Per capire Indurain, però, bisogna passare da un'altra figura. Da José Miguel Echávarri, “il poeta”, il ds che lo ha seguito per l'intera carriera. È impossibile dire cosa sarebbe diventato Indurain se non avesse incontrato questo DS strano, che ha sempre creduto in qualcosa di fortemente impopolare nel ciclismo: la calma. Echávarri, lentamente, ha saputo imparare a interpretare i silenzi di Miguelon. Quelli che tutta la stampa e tanti appassionati non riuscivano a tollerare. Silenzi di attesa, tempi dilatati di un uomo il cui cuore batteva alla metà della velocità dei suoi interlocutori, incapace di compiere un gesto di troppo. 
«Ho ereditato la calma da mio padre, che era un contadino», ha detto Indurain in un'intervista di qualche anno fa. «Si semina, si aspetta per il buono o il cattivo tempo, si raccoglie, il lavoro è qualcosa di cui c'è sempre bisogno». Anche sulla cima del mondo, Indurain restava hombre de campo. Quando scendeva di sella, dedicava il suo tempo a riposarsi, a recuperare per un nuovo sforzo. Del proprio corpo aveva piena coscienza, il resto gli interessava poco. Il resto erano silenzi, un linguaggio prevalentemente fatto di gesti, che quasi nessuno riusciva a comprendere. Echávarri  a quei silenzi si abituò, li seppe assecondare sino a plasmare il più forte di sempre nella disciplina della solitudine: la cronometro, la prova che Indurain sapeva dominare non solo col fisico, ma con la libertà data dal sentirsi bene solo con se stesso.

Un orologio
Per chi ha conosciuto il ciclismo sul principio degli anni '90, Miguelon è stato qualcosa di più di un campione. Era una sentenza. Che Indurain vincesse il Tour era un processo inevitabile. Si poteva entusiasmarsi per i suoi rivali più audaci: il vivacissimo Chiappucci prima, il sublime Pantani poi, che della statuaria potenza di Indurain fu capace di far emergere le crepe. Ma l'entusiasmo si fermava, a un certo punto; non poteva deviare il destino.

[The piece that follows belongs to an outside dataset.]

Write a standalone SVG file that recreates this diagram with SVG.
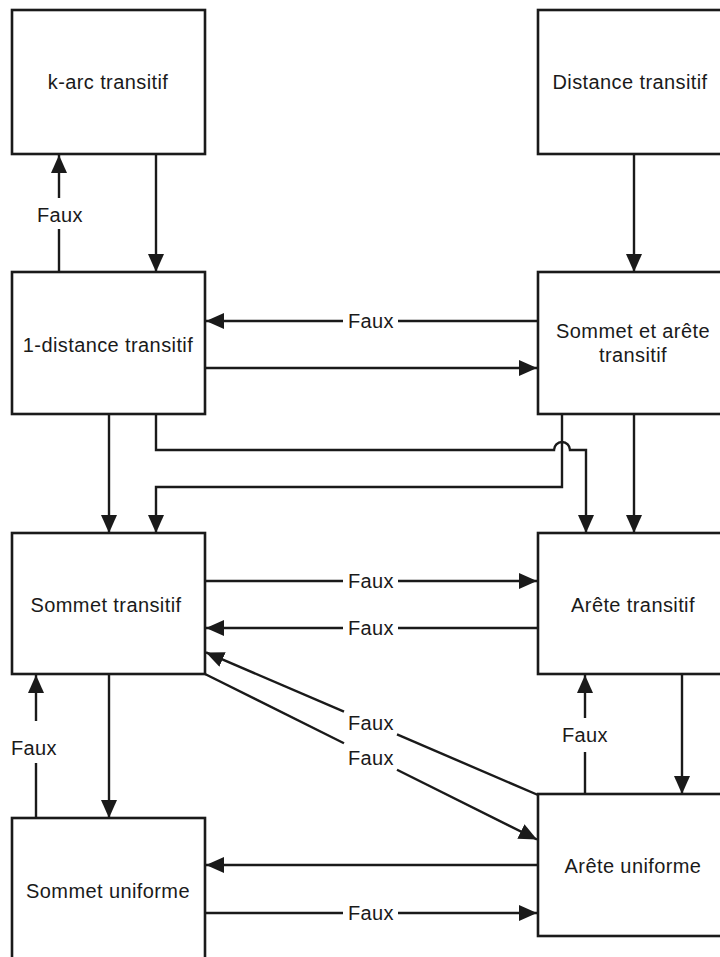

Lo chiamavano L'Extraterrestre. 

Per i suoi avversari Indurain era un gigante, lo sintetizzò bene Chiappucci in una vecchia intervista a Bicisport: «Quando proviamo ad attaccare Indurain mi viene in mente l'immagine degli aerei che combattono contro King-Kong, arrampicato sull'Empire State Building. E Chioccioli, Giovannetti ed io siamo gli aerei». Per i giornalisti Indurain era un mistero, a volte diceva soltanto "Bueno...". Impossibile scalfirne la barriera del silenzio, basta riguardare l'annuncio del suo ritiro: Miguel legge con tono monocorde un foglietto già preparato. Quasi non solleva lo sguardo. 

Indurain irruppe nel grande ciclismo un'estate, e arrivò per restare. Non era bello e sorridente come Perico Delgado, castigliano. Era brutto e taciturno, veniva dalle periferie di un impero dimenticato e si trascinava questo nome quasi da capotribù, da barbaro. Cacciatore, contadino, allevatore di cavalli, Miguel Indurain era la cosa più lontana che ci si potesse aspettare da un genio. Eppure tutti i cultori del toreo concordano sul fatto che c'è un solo luogo dove la tauromachia esprime la sua purezza, e non sono certo le arene plaudenti: è il campo.